Researcher(s)
- Nathaniel Riehl, Computer Engineering, University of Delaware
- Benjamin Mirotznik, Electrical Engineering, University of Delaware
Faculty Mentor(s)
- Vishal Saxena, Electrical and Computer Engineering, University of Delaware
- Thomas Dillon, Electrical and Computer Engineering, University of Delaware
- Mark Mirotznik, Electrical and Computer Engineering, University of Delaware
Abstract
Passive millimeter wave imaging (PmmWI) has emerged as a promising technology for non-invasive sensing and security applications due to its unique ability to detect thermal radiation from objects and individuals quickly, with high resolution, and without the need for active illumination. In this study, we present the development and implementation of a comprehensive test bed dedicated to evaluating system architectures for W-band (75-110GHz) PmmWI, aiming to optimize image resolution and minimize distortions.

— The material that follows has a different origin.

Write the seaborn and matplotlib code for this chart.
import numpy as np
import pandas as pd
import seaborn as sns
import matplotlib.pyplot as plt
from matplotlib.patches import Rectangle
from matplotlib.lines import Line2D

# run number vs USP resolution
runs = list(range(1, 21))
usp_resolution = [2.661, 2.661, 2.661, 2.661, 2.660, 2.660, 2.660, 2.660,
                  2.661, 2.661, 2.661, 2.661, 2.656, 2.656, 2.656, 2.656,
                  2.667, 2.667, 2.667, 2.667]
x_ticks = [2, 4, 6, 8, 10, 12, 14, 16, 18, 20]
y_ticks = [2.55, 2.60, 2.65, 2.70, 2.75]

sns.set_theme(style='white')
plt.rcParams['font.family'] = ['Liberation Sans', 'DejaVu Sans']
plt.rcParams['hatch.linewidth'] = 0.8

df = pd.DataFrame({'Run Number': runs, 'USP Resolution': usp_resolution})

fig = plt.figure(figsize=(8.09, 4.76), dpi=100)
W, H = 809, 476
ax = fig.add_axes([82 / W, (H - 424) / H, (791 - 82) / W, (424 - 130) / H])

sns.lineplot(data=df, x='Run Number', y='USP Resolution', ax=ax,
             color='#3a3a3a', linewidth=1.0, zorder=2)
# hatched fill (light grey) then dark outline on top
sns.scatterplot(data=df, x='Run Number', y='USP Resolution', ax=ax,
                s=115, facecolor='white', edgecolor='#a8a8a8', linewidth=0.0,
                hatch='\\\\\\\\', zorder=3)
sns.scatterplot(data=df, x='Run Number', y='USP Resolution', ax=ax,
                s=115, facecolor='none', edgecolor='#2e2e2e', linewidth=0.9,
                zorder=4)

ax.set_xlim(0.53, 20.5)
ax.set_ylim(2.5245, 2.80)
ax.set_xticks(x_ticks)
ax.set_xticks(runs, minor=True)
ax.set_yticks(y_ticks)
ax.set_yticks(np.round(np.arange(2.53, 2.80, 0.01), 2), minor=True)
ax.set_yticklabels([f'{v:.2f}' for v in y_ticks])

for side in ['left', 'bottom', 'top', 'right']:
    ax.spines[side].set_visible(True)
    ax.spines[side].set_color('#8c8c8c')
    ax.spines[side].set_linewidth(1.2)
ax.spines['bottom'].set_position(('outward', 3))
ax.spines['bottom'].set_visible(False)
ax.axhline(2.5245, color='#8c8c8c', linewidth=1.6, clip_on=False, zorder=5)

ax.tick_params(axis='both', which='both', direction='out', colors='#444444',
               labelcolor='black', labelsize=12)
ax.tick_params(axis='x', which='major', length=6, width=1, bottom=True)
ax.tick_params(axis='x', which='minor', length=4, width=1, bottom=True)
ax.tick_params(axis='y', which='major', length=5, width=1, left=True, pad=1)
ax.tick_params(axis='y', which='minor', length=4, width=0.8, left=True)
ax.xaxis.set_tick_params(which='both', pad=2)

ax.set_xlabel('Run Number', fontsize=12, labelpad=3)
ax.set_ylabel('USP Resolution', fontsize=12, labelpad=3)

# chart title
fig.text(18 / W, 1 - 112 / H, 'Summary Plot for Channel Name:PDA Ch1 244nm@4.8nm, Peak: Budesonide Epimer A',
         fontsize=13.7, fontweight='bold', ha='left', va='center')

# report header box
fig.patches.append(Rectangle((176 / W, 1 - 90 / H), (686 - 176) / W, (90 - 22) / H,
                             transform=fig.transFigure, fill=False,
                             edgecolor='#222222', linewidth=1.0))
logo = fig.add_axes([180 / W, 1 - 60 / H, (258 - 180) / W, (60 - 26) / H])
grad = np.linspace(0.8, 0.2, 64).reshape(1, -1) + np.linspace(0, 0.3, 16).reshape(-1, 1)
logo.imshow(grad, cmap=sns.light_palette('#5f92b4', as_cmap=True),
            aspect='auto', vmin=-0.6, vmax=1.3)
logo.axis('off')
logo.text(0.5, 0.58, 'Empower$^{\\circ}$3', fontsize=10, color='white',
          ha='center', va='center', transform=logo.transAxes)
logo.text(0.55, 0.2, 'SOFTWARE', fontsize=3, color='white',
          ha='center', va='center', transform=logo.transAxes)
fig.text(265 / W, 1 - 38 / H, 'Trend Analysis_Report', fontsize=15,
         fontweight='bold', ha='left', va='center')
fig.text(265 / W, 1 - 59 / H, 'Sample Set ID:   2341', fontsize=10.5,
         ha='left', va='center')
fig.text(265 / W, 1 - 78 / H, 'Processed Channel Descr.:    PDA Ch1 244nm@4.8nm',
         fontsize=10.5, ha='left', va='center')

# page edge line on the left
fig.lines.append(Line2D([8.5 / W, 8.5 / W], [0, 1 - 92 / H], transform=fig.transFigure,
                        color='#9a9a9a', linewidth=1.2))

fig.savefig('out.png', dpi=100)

The test bed’s design incorporates three linear motion stages for collecting axial, planar, and cubic scans. It also includes millimeter wave sources, detectors, calibration equipment, radar-absorbent material, additively fabricated metaoptics, power supplies, and custom, 3D printed adjustable mounting. By utilizing this test bed, we ensure consistent measurements. Calibration procedures are employed to eliminate systematic errors and guarantee precise and reliable results.

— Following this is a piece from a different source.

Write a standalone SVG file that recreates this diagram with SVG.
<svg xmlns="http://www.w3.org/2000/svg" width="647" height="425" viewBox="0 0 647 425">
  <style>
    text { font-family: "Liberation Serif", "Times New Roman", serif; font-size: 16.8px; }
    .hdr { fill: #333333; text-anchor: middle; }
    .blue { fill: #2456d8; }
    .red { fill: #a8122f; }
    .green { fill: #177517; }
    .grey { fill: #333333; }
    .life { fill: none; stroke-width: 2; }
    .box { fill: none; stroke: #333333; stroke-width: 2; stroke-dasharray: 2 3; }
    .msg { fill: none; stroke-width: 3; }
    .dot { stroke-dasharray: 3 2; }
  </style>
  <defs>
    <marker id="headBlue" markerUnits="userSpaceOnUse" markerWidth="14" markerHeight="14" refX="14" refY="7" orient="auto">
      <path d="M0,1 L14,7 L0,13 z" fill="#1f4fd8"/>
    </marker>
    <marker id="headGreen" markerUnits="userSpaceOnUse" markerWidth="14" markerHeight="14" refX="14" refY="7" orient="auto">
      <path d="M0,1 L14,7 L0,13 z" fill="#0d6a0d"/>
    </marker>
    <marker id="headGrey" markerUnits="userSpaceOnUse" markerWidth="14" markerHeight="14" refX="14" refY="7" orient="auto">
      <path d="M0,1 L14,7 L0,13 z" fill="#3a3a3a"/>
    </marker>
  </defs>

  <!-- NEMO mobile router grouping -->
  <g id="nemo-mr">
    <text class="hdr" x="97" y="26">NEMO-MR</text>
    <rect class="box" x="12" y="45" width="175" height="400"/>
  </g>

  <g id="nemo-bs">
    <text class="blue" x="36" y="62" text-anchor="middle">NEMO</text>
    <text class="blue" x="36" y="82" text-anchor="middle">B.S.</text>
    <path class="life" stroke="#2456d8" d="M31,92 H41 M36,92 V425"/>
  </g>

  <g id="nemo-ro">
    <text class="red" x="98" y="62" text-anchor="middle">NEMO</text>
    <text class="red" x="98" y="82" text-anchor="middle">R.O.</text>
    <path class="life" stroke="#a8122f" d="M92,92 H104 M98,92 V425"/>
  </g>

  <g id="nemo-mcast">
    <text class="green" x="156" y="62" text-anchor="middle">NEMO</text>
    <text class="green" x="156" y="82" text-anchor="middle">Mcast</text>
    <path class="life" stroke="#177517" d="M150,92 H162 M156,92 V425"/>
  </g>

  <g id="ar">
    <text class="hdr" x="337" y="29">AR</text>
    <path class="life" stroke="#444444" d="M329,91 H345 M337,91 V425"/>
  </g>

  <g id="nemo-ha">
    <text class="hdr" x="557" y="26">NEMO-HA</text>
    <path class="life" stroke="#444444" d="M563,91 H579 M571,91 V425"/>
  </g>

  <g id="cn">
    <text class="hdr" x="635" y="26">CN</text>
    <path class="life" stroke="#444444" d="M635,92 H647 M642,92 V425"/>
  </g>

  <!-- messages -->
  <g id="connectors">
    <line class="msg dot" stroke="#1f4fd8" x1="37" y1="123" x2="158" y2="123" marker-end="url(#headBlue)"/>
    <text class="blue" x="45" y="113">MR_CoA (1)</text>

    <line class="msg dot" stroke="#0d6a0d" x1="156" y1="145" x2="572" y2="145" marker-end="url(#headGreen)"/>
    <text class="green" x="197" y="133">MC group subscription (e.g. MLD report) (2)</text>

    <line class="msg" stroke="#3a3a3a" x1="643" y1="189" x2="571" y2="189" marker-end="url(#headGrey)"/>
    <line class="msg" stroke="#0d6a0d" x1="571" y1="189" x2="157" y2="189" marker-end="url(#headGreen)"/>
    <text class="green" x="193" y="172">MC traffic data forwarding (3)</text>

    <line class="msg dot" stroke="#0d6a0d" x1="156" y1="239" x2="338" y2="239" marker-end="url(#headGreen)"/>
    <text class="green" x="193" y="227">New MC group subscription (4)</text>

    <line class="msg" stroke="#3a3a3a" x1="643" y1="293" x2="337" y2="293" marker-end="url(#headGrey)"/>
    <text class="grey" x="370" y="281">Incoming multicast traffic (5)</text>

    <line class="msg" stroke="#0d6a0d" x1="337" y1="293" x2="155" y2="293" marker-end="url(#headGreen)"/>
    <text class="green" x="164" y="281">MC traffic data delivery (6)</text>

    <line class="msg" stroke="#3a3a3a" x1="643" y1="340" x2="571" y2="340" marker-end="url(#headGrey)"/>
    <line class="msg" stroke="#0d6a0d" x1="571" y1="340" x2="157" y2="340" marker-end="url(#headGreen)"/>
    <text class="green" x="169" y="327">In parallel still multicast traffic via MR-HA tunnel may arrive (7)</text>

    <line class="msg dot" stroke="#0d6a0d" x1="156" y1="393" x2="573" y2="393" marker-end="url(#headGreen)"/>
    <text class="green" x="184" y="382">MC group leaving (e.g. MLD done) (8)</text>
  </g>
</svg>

Control algorithms were developed using MATLAB and executed through a custom application, allowing users to characterize lenses with various adjustable settings for precise measurements. The ability to precisely control linear movements allows the characterization of lens behavior across a range of focal distances, providing valuable insights into lens aberrations and their impact on image quality.
Scans of different lenses enable the measurement of their focal lengths by determining the relative intensity of received millimeter waves. This is accomplished by analyzing radiometer data recorded through raster scans, a scanning pattern that records data line by line. To recover small signals buried in significant noise, the radiometer data is processed through a software lock-in amplifier implemented in MATLAB. This lock-in amplifier is crucial for effectively eliminating noise, as millimeter waves radiated from human bodies are extremely small in magnitude.
Over the course of this study, we designed, constructed, and programmed a test bed for PmmWI. This test bed is capable of automatically recording millimeter waves and processing the data to generate images. The results obtained from this test bed contribute to the advancement of lightweight, high-quality lenses for enhancing the performance and portability of compact passive millimeter wave imaging systems.